A merchant structure could also be utilised, where the BlueCo could buy gas under a gas sales agreement, produce blue hydrogen, and sell it to one or more hydrogen buyers under a hydrogen sales agreement.
Another option would be to establish a tolling structure whereby the BlueCo uses its facilities to provide a tolling service to the gas owner, converting natural gas to blue hydrogen in accordance with the gas owner’s nominations and against the payment of a tolling fee. The gas owner (toller) could then sell the resulting blue hydrogen for its own account.
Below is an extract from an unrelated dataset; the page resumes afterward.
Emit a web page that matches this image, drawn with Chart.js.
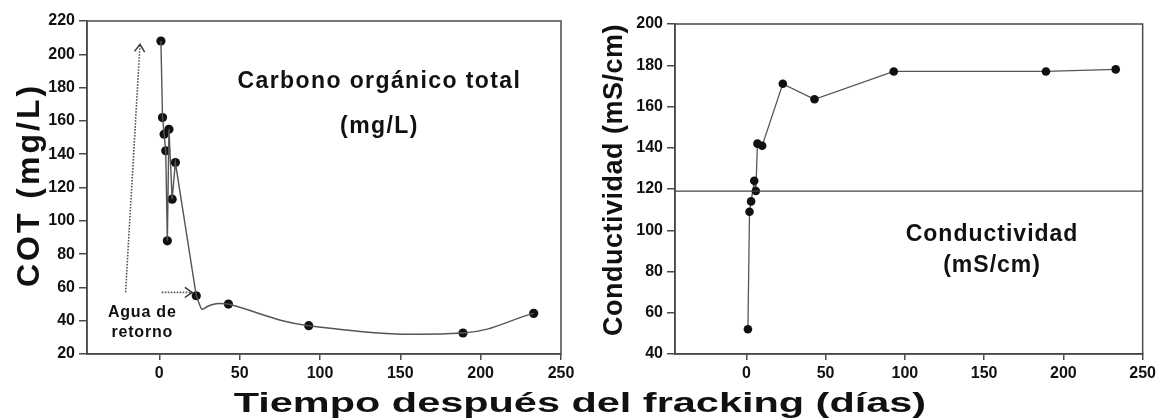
<!DOCTYPE html>
<html><head><meta charset="utf-8">
<script src="https://cdn.jsdelivr.net/npm/chart.js@4"></script>
<style>
html,body{margin:0;padding:0;background:#fff;width:1160px;height:420px;overflow:hidden}
#wrap{position:relative;width:1160px;height:420px}
.box{position:absolute;top:0;width:580px;height:420px}
#xt{position:absolute;left:0;top:386px;width:1160px;text-align:center;font:bold 28px "Liberation Sans",Arial,sans-serif;color:#111;white-space:nowrap;line-height:34px}
#xt span{display:inline-block;transform:scaleX(1.48);transform-origin:center}
</style></head><body>
<div id="wrap">
<div class="box" style="left:0"><canvas id="c1" width="580" height="420"></canvas></div>
<div class="box" style="left:580px"><canvas id="c2" width="580" height="420"></canvas></div>
<div id="xt"><span id="xts"></span></div>
</div>
<script>
// ---- data ----
const cotDays   = [1, 2, 3, 4, 5, 6, 8, 10, 23, 43, 93, 189, 233];
const cotValues = [208, 162, 152, 142, 88, 155, 113, 135, 55, 50, 37, 32.6, 44.4];
const condDays   = [1, 2, 3, 5, 6, 7, 10, 23, 43, 93, 189, 233];
const condValues = [52, 109, 114, 124, 119, 142, 141, 171, 163.5, 177, 177, 178];
const xTickValues = [0, 50, 100, 150, 200, 250];
const cotTickValues = [20, 40, 60, 80, 100, 120, 140, 160, 180, 200, 220];
const condTickValues = [40, 60, 80, 100, 120, 140, 160, 180, 200];
const condRefLine = 119;
const xTitle = 'Tiempo después del fracking (días)';
const cotTitle = 'COT (mg/L)';
const condTitle = 'Conductividad (mS/cm)';
const cotNote = ['Carbono orgánico total', '(mg/L)'];
const condNote = ['Conductividad', '(mS/cm)'];
const returnNote = ['Agua de', 'retorno'];
// arrows (data coordinates)
const arrowUp = [[-21, 57], [-12, 206]];
const arrowRight = [[1.5, 57], [20.5, 57]];

document.getElementById('xts').textContent = xTitle;

const FONT = '"Liberation Sans", Arial, Helvetica, sans-serif';
const AXIS = '#4a4a4a';
const TXT = '#111';
const LINE = '#555';
const NONE = 'rgba(0,0,0,0)';

function pts(xs, ys) { return xs.map((x, i) => ({x, y: ys[i]})); }

function drawText(ctx, str, x, y, size, spacing, rot) {
  ctx.save();
  ctx.font = 'bold ' + size + 'px ' + FONT;
  ctx.fillStyle = TXT;
  ctx.textAlign = 'center';
  ctx.textBaseline = 'middle';
  try { ctx.letterSpacing = (spacing || 0) + 'px'; } catch (e) {}
  ctx.translate(x, y);
  if (rot) ctx.rotate(-Math.PI / 2);
  ctx.fillText(str, 0, 0);
  ctx.restore();
}

function drawArrow(ctx, sx, sy, ex, ey) {
  ctx.save();
  ctx.strokeStyle = '#555';
  ctx.lineWidth = 1.6;
  ctx.setLineDash([1.6, 1.4]);
  ctx.beginPath(); ctx.moveTo(sx, sy); ctx.lineTo(ex, ey); ctx.stroke();
  ctx.setLineDash([]);
  ctx.lineWidth = 1.4;
  ctx.strokeStyle = '#333';
  const a = Math.atan2(ey - sy, ex - sx);
  const L = 9, w = 0.6;
  ctx.beginPath();
  ctx.moveTo(ex - L * Math.cos(a - w), ey - L * Math.sin(a - w));
  ctx.lineTo(ex, ey);
  ctx.lineTo(ex - L * Math.cos(a + w), ey - L * Math.sin(a + w));
  ctx.stroke();
  ctx.restore();
}

const framePlugin = {
  id: 'frame',
  afterDatasetsDraw(chart, args, opts) {
    const {ctx, chartArea: a, scales} = chart;
    const xs = scales.x, ys = scales.y;
    ctx.save();
    ctx.strokeStyle = AXIS;
    ctx.lineWidth = 1.5;
    ctx.strokeRect(a.left, a.top, a.right - a.left, a.bottom - a.top);
    ctx.restore();
    if (opts.refLine != null) {
      const py = ys.getPixelForValue(opts.refLine);
      ctx.save();
      ctx.strokeStyle = '#444'; ctx.lineWidth = 1.3;
      ctx.beginPath(); ctx.moveTo(a.left, py); ctx.lineTo(a.right, py); ctx.stroke();
      ctx.restore();
    }
    (opts.arrows || []).forEach(ar => {
      drawArrow(ctx, xs.getPixelForValue(ar[0][0]), ys.getPixelForValue(ar[0][1]),
                     xs.getPixelForValue(ar[1][0]), ys.getPixelForValue(ar[1][1]));
    });
    (opts.notes || []).forEach(n => {
      drawText(ctx, n.text, xs.getPixelForValue(n.x), ys.getPixelForValue(n.y), n.size, n.spacing, false);
    });
    if (opts.yTitle) drawText(ctx, opts.yTitle.text, opts.yTitle.x, opts.yTitle.y, opts.yTitle.size, opts.yTitle.spacing, true);
  }
};

function axes(xmin, xmax, ymin, ymax, yTicks, yWidth) {
  const tickFont = {family: FONT, size: 16, weight: 'bold'};
  return {
    x: {
      type: 'linear', min: xmin, max: xmax,
      afterBuildTicks: s => { s.ticks = xTickValues.map(v => ({value: v})); },
      afterFit: s => { s.height = 66; },
      grid: {display: true, drawOnChartArea: false, drawTicks: true, tickLength: 6, color: AXIS, lineWidth: 1.5},
      border: {display: true, color: AXIS, width: 1.5},
      ticks: {font: tickFont, color: TXT, padding: 4, maxRotation: 0, autoSkip: false}
    },
    y: {
      type: 'linear', min: ymin, max: ymax,
      afterBuildTicks: s => { s.ticks = yTicks.map(v => ({value: v})); },
      afterFit: s => { s.width = yWidth; },
      grid: {display: true, drawOnChartArea: false, drawTicks: true, tickLength: 8, color: AXIS, lineWidth: 1.5},
      border: {display: true, color: AXIS, width: 1.5},
      ticks: {font: tickFont, color: TXT, padding: 4, autoSkip: false}
    }
  };
}

const common = {
  responsive: false, animation: false,
  plugins: {legend: {display: false}, tooltip: {enabled: false}, title: {display: false}},
};

// ---- left chart ----
const cotPts = pts(cotDays, cotValues);
const i23 = cotDays.indexOf(23);
const i43 = cotDays.indexOf(43);
const i189 = cotDays.indexOf(189);
new Chart(document.getElementById('c1'), {
  type: 'scatter',
  data: {
    datasets: [
      // early, straight segments up to day 23
      {data: cotPts.slice(0, i23 + 1), showLine: true, tension: 0, borderColor: LINE, borderWidth: 1.4, pointRadius: 0},
      // smooth dip between day 23 and day 43 (only that segment is visible)
      {data: [cotPts[i23 - 1], cotPts[i23], cotPts[i43], cotPts[i189]], showLine: true, tension: 1,
       borderColor: LINE, borderWidth: 1.4, pointRadius: 0,
       segment: {borderColor: c => c.p0DataIndex === 1 ? LINE : NONE}},
      // smooth tail from day 43 on
      {data: cotPts.slice(i23), showLine: true, tension: 0.4, borderColor: LINE, borderWidth: 1.4, pointRadius: 0,
       segment: {borderColor: c => c.p0DataIndex === 0 ? NONE : LINE}},
      {data: cotPts, showLine: false, pointRadius: 4.6, pointBackgroundColor: '#111', pointBorderWidth: 0}
    ]
  },
  options: Object.assign({}, common, {
    layout: {padding: {top: 21, right: 19, left: 0, bottom: 0}},
    scales: axes(-45, 250, 20, 220, cotTickValues, 87),
    plugins: Object.assign({}, common.plugins, {
      frame: {
        arrows: [arrowUp, arrowRight],
        notes: [
          {text: cotNote[0], x: 137, y: 183.4, size: 23, spacing: 1.4},
          {text: cotNote[1], x: 137, y: 156.5, size: 23, spacing: 1.4},
          {text: returnNote[0], x: -10.6, y: 44.6, size: 16, spacing: 0.8},
          {text: returnNote[1], x: -10.6, y: 32.6, size: 16, spacing: 0.8}
        ],
        yTitle: {text: cotTitle, x: 30, y: 185, size: 32, spacing: 3}
      }
    })
  }),
  plugins: [framePlugin]
});

// ---- right chart ----
new Chart(document.getElementById('c2'), {
  type: 'scatter',
  data: {
    datasets: [
      {data: pts(condDays, condValues), showLine: true, tension: 0, borderColor: LINE, borderWidth: 1.3,
       pointRadius: 4.3, pointBackgroundColor: '#111', pointBorderWidth: 0}
    ]
  },
  options: Object.assign({}, common, {
    layout: {padding: {top: 24, right: 15, left: 0, bottom: 0}},
    scales: axes(-45, 250, 40, 200, condTickValues, 95),
    plugins: Object.assign({}, common.plugins, {
      frame: {
        refLine: condRefLine,
        notes: [
          {text: condNote[0], x: 155, y: 97.7, size: 23, spacing: 1},
          {text: condNote[1], x: 155, y: 83, size: 23, spacing: 1}
        ],
        yTitle: {text: condTitle, x: 35, y: 180, size: 27, spacing: 0.5}
      }
    })
  }),
  plugins: [framePlugin]
});
</script>
</body></html>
The main advantage to a tolling structure for the BlueCo is that it is not exposed to price risk in either the gas purchasing or the blue hydrogen sales. Consequently, there is also a substantial reduction in risk for project finance lenders to the BlueCo—assuming a long-term agreement is in place with a creditworthy gas owner.
Similarly, structuring projects on a tolling basis could facilitate financing, given the nascent stage of the blue hydrogen market. This structure generally concentrates profits, as well as market risk, away from the BlueCo, which may have adverse tax consequences. It also requires willingness of the gas owners to accept market risk in gas and blue hydrogen pricing and will depend also on available government incentives.
Getting commercial-scale hydrogen projects off the ground
Once a structuring option has been selected, contractual agreements will need to be reached. The GreenCo or BlueCo will need to enter into a construction contract, or may even need to sign construction contracts for different elements of the integrated project. Additionally, an operation and maintenance agreement will be needed, as well as financing. Project sponsors will also either enter into a joint venture or a shareholders’ agreement.
Indeed, there are a handful of structuring options available for commercial-scale green and blue hydrogen projects that are tried and tested in the energy sector and can be utilised to make the market. While the hydrogen economy is still in its infancy, the pieces are now falling into place to unlock the industry’s vast potential.